= WHAT YOU NEED TO DO =
Return all lines where the word "chart" can be found.
-- START --
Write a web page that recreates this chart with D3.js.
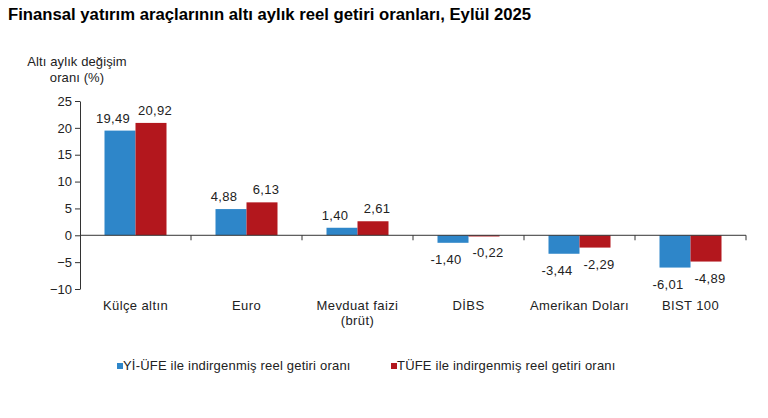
<!DOCTYPE html>
<html>
<head>
<meta charset="utf-8">
<script src="https://cdn.jsdelivr.net/npm/d3@7"></script>
<style>
  body { margin: 0; background: #fff; }
  text { font-family: Arial, "Liberation Sans", sans-serif; }
</style>
</head>
<body>
<div id="chart"></div>
<script>
// data
const categories = [["Külçe altın"], ["Euro"], ["Mevduat faizi", "(brüt)"], ["DİBS"], ["Amerikan Doları"], ["BIST 100"]]
const yiUfe = [19.49, 4.88, 1.40, -1.40, -3.44, -6.01]
const tufe = [20.92, 6.13, 2.61, -0.22, -2.29, -4.89]
const seriesNames = ["Yİ-ÜFE ile indirgenmiş reel getiri oranı", "TÜFE ile indirgenmiş reel getiri oranı"]
const yTicks = [-10, -5, 0, 5, 10, 15, 20, 25]

const W = 768, H = 418
const colors = ["#2E86C9", "#B3171D"]
const fmt = v => v.toFixed(2).replace(".", ",")

const svg = d3.select("#chart").append("svg")
  .attr("width", W).attr("height", H)

svg.append("text").attr("x", 8).attr("y", 20)
  .attr("font-size", 16.7).attr("font-weight", "bold").attr("fill", "#000")
  .text("Finansal yatırım araçlarının altı aylık reel getiri oranları, Eylül 2025")

// y axis title
svg.append("text").attr("x", 77).attr("y", 66).attr("text-anchor", "middle")
  .attr("font-size", 13).attr("letter-spacing", 0.1).attr("fill", "#222").text("Altı aylık değişim")
svg.append("text").attr("x", 77).attr("y", 82).attr("text-anchor", "middle")
  .attr("font-size", 13).attr("letter-spacing", 0.1).attr("fill", "#222").text("oranı (%)")

const x = d3.scaleBand().domain(d3.range(categories.length)).range([80, 746])
const y = d3.scaleLinear().domain([-10, 25]).range([289, 101])
const xSub = d3.scaleBand().domain([0, 1]).range([0, 62])

// y axis
const yAxis = svg.append("g").attr("transform", "translate(80,0)")
  .call(d3.axisLeft(y).tickValues(yTicks).tickSize(5).tickSizeOuter(0))
yAxis.select(".domain").attr("stroke", "#333")
yAxis.selectAll(".tick line").attr("stroke", "#333")
yAxis.selectAll(".tick text").attr("font-size", 13).attr("fill", "#222")
  .attr("font-family", "Arial, 'Liberation Sans', sans-serif").attr("x", -8)

// bars
const rows = categories.map((c, i) => ({ i, vals: [yiUfe[i], tufe[i]] }))
const groups = svg.append("g").selectAll("g").data(rows).enter().append("g")
  .attr("transform", d => "translate(" + (x(d.i) + x.bandwidth() / 2 - 31) + ",0)")

groups.selectAll("rect")
  .data(d => d.vals.map((v, k) => ({ k, v })))
  .enter().append("rect")
  .attr("x", d => xSub(d.k))
  .attr("width", xSub.bandwidth())
  .attr("y", d => y(Math.max(0, d.v)))
  .attr("height", d => Math.abs(y(d.v) - y(0)))
  .attr("fill", d => colors[d.k])

// value labels pushed slightly apart, as in the original
const labelShift = [-7, 4]
groups.selectAll("text.val")
  .data(d => d.vals.map((v, k) => ({ k, v })))
  .enter().append("text").attr("class", "val")
  .attr("x", d => xSub(d.k) + xSub.bandwidth() / 2 + labelShift[d.k])
  .attr("y", d => d.v >= 0 ? y(d.v) - 8 : y(d.v) + 21)
  .attr("text-anchor", "middle").attr("font-size", 13).attr("letter-spacing", 0.3).attr("fill", "#222")
  .text(d => fmt(d.v))

// zero axis with category ticks
svg.append("line").attr("x1", 80).attr("x2", 746).attr("y1", y(0)).attr("y2", y(0))
  .attr("stroke", "#333")
svg.append("g").selectAll("line").data(d3.range(1, categories.length + 1)).enter().append("line")
  .attr("x1", d => x.step() * d + 80).attr("x2", d => x.step() * d + 80)
  .attr("y1", y(0)).attr("y2", y(0) + 5).attr("stroke", "#333")

// category labels
const cat = svg.append("g").selectAll("text").data(categories).enter().append("text")
  .attr("x", (d, i) => x(i) + x.bandwidth() / 2)
  .attr("y", 310).attr("text-anchor", "middle").attr("font-size", 13)
  .attr("letter-spacing", 0.4).attr("fill", "#222")
cat.selectAll("tspan").data(d => d).enter().append("tspan")
  .attr("x", function () { return d3.select(this.parentNode).attr("x") })
  .attr("dy", (d, j) => j === 0 ? 0 : 15)
  .text(d => d)

// legend
const legX = [117, 391]
seriesNames.forEach((n, k) => {
  svg.append("rect").attr("x", legX[k]).attr("y", 363).attr("width", 6).attr("height", 6)
    .attr("fill", colors[k])
  svg.append("text").attr("x", legX[k] + 6).attr("y", 370).attr("font-size", 13)
    .attr("letter-spacing", 0.2).attr("fill", "#222").text(n)
})
</script>
</body>
</html>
-- END --
= REPLY TO THE EXERCISE =
Write a web page that recreates this chart with D3.js.
<div id="chart"></div>
const svg = d3.select("#chart").append("svg")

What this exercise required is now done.